TASK INSTRUCTIONS: Retype word for word the first line of the listing and each line after it up to the line with "70, 80, 90]", with the pictures taken out.

MATERIAL PROVIDED:

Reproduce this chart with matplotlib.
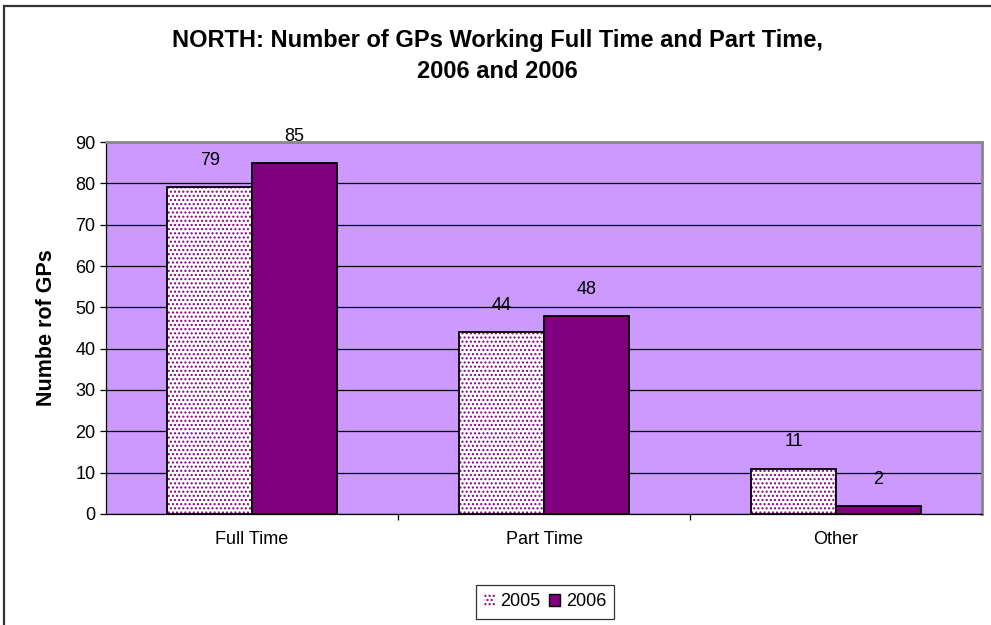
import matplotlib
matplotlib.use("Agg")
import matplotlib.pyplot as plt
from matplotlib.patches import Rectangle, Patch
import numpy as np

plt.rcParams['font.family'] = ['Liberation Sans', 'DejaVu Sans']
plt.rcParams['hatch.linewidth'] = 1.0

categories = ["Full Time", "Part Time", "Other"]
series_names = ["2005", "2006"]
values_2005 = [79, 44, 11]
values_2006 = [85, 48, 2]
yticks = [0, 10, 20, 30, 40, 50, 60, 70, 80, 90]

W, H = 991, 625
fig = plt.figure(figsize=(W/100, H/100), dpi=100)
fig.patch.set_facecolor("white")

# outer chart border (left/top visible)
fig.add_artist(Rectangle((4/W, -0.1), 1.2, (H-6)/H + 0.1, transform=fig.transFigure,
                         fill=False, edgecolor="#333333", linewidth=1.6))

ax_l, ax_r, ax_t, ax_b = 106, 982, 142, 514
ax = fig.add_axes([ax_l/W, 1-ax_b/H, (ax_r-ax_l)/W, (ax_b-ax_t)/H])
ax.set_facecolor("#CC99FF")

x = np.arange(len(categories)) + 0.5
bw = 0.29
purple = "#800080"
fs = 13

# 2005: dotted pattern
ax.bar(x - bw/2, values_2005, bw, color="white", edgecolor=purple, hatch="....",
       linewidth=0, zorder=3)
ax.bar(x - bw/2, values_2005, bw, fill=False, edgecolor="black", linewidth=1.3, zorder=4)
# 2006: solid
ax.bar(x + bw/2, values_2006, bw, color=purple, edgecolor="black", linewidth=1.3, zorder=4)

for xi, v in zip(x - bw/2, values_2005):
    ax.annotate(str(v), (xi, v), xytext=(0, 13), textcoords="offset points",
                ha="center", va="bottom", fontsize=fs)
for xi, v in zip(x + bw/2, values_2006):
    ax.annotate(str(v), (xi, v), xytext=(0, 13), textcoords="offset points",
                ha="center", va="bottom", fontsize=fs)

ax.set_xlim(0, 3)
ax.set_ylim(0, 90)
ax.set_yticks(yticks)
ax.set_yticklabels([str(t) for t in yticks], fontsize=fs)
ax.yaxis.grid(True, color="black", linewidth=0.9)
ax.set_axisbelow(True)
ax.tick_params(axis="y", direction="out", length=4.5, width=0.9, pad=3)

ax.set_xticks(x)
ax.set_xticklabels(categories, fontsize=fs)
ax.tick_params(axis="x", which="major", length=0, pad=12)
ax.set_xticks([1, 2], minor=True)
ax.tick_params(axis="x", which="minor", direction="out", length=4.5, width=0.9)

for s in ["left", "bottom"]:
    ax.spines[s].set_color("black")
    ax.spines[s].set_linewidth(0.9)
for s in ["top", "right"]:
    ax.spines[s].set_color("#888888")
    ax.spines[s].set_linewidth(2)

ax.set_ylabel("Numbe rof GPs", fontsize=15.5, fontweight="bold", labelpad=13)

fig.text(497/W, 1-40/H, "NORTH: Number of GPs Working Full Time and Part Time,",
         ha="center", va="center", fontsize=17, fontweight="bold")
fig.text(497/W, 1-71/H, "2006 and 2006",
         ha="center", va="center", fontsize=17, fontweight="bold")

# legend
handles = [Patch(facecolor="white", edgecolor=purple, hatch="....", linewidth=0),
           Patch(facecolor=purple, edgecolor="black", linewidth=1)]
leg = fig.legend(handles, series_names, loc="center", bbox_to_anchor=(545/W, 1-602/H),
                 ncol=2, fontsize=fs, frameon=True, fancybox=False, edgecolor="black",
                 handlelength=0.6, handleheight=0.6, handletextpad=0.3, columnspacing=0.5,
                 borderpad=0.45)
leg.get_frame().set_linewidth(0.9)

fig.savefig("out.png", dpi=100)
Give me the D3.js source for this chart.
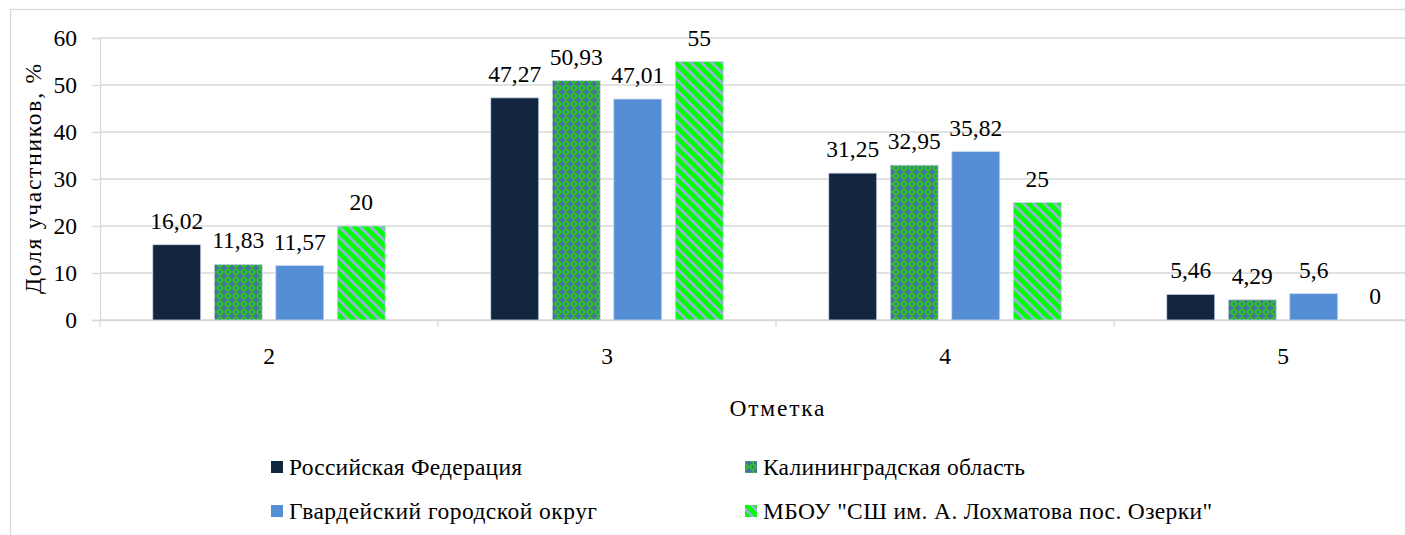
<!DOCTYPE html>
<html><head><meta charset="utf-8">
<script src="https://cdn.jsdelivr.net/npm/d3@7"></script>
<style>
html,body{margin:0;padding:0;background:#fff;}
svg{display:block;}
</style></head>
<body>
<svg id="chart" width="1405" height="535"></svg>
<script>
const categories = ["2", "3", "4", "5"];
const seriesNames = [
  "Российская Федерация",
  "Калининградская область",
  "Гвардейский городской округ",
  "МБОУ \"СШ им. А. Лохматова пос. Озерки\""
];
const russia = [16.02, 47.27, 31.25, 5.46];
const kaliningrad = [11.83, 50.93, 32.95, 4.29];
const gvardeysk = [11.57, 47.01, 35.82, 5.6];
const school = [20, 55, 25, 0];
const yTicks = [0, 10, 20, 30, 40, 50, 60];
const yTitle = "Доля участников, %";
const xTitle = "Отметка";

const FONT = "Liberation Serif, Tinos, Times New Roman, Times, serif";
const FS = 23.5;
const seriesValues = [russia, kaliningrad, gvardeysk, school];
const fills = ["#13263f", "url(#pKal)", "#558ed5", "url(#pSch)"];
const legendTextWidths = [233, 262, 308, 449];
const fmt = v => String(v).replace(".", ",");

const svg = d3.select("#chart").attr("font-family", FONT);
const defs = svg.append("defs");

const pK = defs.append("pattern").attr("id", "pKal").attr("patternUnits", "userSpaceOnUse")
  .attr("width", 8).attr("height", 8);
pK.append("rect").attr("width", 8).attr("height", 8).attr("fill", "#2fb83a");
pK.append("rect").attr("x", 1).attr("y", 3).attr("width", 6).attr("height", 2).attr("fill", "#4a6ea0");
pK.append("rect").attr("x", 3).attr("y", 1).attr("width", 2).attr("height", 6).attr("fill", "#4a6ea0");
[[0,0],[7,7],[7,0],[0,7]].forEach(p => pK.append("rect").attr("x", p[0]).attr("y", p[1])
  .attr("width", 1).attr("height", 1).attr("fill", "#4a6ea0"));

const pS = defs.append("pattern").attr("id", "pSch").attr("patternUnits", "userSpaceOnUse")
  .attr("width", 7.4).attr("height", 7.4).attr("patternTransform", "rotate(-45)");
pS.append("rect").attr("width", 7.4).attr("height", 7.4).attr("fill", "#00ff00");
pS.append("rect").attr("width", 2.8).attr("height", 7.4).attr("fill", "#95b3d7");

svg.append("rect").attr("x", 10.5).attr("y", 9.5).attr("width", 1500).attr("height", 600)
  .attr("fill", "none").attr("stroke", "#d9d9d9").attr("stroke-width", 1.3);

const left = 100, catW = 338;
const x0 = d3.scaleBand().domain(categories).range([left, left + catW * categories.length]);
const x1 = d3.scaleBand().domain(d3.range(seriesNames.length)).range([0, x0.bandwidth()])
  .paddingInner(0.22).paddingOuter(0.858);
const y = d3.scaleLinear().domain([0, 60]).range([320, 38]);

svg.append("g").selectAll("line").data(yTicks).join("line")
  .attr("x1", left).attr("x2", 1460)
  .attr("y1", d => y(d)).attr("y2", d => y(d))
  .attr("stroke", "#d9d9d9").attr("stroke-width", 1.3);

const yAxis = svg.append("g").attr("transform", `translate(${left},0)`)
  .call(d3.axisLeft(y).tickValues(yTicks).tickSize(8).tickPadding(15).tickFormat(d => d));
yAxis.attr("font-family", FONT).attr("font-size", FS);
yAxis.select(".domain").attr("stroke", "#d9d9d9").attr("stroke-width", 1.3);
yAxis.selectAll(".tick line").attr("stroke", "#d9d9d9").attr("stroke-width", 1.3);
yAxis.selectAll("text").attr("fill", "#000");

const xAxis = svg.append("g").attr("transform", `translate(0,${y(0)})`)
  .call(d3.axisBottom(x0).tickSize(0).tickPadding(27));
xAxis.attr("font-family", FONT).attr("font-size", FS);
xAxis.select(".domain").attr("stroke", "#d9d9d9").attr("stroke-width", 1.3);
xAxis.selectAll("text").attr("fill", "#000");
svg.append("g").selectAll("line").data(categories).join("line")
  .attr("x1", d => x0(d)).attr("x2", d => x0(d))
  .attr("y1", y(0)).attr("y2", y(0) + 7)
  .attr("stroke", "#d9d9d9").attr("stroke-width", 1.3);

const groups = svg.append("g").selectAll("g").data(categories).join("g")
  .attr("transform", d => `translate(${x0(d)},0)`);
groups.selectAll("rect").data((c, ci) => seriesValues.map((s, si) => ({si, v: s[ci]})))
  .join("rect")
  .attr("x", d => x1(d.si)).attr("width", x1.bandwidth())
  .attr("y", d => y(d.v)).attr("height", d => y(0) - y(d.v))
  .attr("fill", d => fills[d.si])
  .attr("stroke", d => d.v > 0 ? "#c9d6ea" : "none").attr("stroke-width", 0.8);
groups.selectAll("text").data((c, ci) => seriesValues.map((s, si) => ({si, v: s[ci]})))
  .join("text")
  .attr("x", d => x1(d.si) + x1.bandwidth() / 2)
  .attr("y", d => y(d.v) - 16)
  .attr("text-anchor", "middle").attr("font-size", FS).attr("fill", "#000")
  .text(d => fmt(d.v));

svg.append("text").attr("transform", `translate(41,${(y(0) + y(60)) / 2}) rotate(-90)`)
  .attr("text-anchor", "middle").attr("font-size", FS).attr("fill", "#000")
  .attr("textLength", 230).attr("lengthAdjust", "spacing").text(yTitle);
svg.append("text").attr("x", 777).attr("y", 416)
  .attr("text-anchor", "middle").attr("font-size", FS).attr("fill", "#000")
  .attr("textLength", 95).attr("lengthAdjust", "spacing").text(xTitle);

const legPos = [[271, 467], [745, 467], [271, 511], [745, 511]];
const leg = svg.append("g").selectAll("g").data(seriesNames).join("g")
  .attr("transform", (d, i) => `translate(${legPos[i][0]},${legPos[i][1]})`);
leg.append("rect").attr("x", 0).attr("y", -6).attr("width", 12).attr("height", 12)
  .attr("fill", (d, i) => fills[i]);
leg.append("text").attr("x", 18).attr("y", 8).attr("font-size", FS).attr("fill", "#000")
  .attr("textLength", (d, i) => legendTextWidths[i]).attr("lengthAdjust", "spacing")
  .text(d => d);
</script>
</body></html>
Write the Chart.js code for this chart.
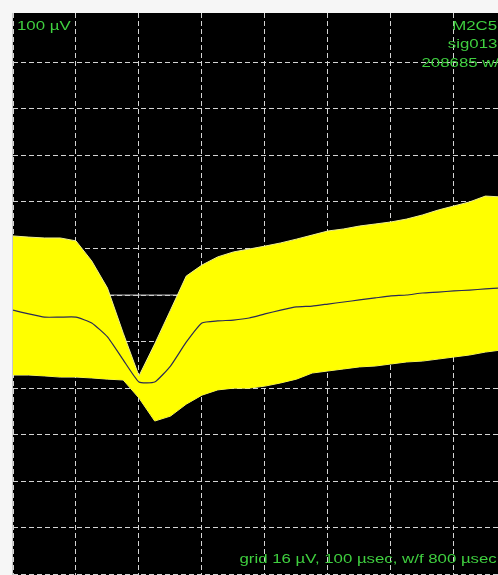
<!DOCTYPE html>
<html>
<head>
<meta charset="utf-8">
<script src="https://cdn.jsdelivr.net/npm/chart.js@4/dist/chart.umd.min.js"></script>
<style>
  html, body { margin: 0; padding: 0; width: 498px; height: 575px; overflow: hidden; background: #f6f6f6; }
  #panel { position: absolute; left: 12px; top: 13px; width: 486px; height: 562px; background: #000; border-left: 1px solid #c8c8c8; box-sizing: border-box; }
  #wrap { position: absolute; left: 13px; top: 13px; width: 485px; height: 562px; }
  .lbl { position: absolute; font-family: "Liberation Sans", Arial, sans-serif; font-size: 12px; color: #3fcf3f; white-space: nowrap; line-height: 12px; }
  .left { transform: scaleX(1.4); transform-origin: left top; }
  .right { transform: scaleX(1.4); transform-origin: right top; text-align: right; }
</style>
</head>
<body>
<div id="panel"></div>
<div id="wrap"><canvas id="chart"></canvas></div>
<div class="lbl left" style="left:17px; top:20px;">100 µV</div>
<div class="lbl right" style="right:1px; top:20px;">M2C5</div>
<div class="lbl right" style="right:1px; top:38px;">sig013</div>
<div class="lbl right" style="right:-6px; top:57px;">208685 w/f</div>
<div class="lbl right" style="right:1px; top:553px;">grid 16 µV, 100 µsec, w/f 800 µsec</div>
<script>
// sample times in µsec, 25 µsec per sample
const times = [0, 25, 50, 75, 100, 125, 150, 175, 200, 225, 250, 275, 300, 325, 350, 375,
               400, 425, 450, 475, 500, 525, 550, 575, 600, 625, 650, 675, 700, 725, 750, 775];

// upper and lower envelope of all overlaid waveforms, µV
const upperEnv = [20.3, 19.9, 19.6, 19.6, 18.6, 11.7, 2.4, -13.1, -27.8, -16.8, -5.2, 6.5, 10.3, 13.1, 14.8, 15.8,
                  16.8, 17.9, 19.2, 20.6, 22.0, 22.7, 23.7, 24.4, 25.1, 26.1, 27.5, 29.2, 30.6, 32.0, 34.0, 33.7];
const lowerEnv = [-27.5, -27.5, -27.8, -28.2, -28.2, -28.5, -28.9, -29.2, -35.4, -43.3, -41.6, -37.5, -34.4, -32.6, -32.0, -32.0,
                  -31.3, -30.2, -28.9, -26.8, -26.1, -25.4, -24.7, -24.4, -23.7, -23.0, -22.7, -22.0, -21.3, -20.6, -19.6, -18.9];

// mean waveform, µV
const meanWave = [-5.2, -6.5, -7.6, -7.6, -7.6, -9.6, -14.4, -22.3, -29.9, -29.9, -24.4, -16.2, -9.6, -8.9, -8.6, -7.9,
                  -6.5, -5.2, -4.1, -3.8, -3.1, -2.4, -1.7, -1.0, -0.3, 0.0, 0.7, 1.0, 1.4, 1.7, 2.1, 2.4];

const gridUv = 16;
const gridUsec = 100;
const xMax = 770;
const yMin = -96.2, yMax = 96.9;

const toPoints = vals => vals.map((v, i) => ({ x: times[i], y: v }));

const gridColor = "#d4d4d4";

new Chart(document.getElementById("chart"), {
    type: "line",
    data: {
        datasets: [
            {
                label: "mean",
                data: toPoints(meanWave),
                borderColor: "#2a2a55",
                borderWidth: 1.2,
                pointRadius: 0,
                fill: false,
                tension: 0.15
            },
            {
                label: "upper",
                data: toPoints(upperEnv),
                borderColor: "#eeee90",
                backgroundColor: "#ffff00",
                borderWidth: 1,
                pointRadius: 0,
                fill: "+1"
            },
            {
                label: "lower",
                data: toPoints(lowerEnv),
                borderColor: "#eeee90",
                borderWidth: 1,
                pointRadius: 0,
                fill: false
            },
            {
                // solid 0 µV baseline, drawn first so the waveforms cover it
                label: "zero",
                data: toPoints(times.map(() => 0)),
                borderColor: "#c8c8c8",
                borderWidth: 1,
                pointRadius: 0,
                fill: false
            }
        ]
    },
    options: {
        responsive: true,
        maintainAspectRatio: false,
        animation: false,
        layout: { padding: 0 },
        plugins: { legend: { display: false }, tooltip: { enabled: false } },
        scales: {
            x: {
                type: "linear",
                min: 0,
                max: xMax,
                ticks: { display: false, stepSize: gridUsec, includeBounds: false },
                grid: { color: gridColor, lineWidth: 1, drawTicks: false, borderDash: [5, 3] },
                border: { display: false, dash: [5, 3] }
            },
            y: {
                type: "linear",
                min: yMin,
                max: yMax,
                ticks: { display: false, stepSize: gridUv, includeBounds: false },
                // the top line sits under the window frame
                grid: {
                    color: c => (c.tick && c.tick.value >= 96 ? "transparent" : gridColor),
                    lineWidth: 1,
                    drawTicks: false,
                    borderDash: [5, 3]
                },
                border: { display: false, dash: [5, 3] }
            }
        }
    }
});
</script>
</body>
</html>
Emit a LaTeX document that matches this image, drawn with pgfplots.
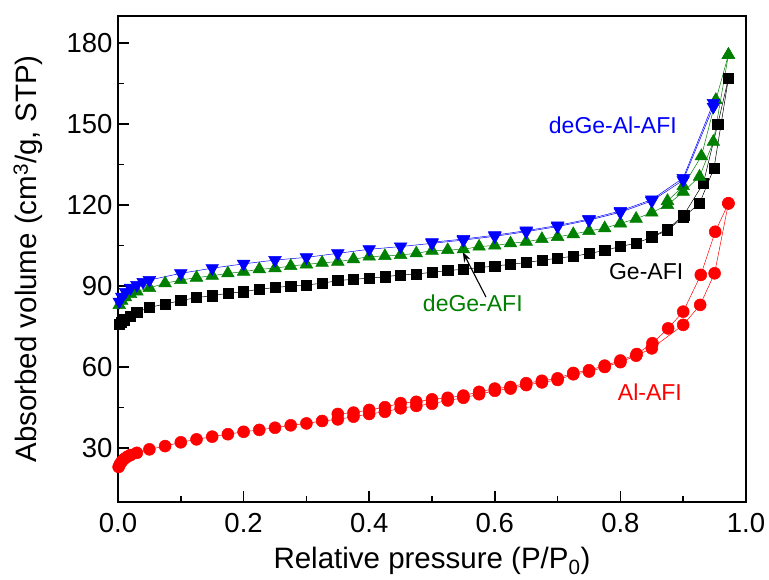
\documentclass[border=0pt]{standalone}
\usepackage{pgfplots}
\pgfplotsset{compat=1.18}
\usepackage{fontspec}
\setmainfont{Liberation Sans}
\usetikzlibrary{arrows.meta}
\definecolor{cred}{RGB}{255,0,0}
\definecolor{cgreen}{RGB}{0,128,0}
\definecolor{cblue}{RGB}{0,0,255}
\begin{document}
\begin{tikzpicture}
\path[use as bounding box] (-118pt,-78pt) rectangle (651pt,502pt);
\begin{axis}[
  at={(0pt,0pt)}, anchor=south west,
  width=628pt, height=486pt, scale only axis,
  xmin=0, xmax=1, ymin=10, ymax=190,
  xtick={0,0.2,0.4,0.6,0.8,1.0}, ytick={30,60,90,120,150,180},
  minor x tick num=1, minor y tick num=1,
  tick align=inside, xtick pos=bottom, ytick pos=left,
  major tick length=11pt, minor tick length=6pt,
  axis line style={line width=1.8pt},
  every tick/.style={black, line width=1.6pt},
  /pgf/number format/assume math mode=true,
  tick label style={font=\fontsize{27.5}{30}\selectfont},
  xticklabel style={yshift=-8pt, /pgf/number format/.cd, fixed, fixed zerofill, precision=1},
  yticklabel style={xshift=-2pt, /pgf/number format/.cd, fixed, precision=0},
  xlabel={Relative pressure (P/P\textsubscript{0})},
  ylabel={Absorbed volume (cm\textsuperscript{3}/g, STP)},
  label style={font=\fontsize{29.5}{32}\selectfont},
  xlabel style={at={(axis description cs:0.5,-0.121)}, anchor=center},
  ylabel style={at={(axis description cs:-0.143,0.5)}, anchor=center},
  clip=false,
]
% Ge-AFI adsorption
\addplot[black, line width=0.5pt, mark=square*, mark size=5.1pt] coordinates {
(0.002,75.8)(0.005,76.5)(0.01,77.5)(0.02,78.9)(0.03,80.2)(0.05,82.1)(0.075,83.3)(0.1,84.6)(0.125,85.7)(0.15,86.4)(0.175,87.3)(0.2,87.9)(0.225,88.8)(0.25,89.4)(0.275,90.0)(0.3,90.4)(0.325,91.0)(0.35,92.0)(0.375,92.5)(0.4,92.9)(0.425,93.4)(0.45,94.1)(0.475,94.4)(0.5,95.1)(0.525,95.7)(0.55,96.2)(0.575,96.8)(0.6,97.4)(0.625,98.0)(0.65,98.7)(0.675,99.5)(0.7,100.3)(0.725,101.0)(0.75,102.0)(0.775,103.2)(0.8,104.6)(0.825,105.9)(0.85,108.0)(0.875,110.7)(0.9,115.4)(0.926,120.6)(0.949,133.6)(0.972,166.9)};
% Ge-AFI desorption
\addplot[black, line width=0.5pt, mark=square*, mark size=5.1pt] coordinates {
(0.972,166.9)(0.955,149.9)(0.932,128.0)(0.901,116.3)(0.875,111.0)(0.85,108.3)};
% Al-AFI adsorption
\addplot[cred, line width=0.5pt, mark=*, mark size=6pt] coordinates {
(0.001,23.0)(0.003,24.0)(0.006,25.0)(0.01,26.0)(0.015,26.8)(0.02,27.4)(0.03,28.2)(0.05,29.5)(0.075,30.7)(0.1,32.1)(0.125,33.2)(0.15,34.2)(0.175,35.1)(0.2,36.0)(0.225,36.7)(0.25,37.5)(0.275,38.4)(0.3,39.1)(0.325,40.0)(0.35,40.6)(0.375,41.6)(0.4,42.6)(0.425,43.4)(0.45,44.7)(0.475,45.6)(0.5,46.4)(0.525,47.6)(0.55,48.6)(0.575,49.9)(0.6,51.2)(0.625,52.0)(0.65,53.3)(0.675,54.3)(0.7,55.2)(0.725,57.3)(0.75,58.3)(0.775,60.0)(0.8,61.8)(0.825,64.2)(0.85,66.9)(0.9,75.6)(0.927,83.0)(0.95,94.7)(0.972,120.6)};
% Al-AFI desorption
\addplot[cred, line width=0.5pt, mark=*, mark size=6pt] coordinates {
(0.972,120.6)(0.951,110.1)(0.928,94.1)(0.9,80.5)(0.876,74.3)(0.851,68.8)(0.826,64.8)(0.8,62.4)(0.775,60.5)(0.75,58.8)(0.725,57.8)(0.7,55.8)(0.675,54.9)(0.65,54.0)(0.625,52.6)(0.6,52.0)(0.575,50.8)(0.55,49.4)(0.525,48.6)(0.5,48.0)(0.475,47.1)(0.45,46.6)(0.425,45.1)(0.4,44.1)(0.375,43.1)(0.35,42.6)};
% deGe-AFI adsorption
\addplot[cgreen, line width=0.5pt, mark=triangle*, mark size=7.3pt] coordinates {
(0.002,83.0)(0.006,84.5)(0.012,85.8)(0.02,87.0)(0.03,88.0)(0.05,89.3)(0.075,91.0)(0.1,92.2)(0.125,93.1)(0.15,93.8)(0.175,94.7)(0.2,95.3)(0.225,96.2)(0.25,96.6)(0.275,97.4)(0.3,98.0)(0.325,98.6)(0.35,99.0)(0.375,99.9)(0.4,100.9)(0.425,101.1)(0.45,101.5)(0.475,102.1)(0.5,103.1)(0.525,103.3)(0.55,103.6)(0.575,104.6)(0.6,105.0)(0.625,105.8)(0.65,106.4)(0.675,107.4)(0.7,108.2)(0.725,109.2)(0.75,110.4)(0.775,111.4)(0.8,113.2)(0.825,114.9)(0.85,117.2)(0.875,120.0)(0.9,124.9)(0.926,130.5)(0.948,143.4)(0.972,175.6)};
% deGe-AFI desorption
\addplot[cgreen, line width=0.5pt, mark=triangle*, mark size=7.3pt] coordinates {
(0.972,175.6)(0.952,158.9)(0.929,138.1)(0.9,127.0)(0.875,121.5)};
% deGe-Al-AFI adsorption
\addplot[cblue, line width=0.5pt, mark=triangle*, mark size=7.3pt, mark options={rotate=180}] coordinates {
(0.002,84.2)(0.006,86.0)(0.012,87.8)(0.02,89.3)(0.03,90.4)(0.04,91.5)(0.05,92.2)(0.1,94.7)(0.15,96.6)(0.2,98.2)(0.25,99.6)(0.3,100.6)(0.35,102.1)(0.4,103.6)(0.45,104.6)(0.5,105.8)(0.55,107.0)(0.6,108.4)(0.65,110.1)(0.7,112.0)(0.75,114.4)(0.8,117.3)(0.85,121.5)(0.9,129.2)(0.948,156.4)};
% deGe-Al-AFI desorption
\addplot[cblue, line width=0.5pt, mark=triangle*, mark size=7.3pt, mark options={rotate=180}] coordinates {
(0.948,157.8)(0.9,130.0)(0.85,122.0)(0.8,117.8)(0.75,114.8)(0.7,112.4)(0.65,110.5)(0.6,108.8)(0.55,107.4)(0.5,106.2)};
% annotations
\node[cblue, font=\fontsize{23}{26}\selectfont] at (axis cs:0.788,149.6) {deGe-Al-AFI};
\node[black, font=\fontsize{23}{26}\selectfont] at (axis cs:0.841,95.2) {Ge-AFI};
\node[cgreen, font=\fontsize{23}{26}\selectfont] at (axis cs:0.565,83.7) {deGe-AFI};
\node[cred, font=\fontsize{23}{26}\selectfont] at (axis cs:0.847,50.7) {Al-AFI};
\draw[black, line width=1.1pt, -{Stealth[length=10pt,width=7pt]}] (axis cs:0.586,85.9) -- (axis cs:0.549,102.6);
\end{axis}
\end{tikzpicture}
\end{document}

EXERCISE ANSWER:
Reproduce this chart with matplotlib.
import matplotlib
matplotlib.use("Agg")
import matplotlib.pyplot as plt
from matplotlib.patches import Rectangle, Patch
import numpy as np

plt.rcParams['font.family'] = ['Liberation Sans', 'DejaVu Sans']
plt.rcParams['hatch.linewidth'] = 1.0

categories = ["Full Time", "Part Time", "Other"]
series_names = ["2005", "2006"]
values_2005 = [79, 44, 11]
values_2006 = [85, 48, 2]
yticks = [0, 10, 20, 30, 40, 50, 60, 70, 80, 90]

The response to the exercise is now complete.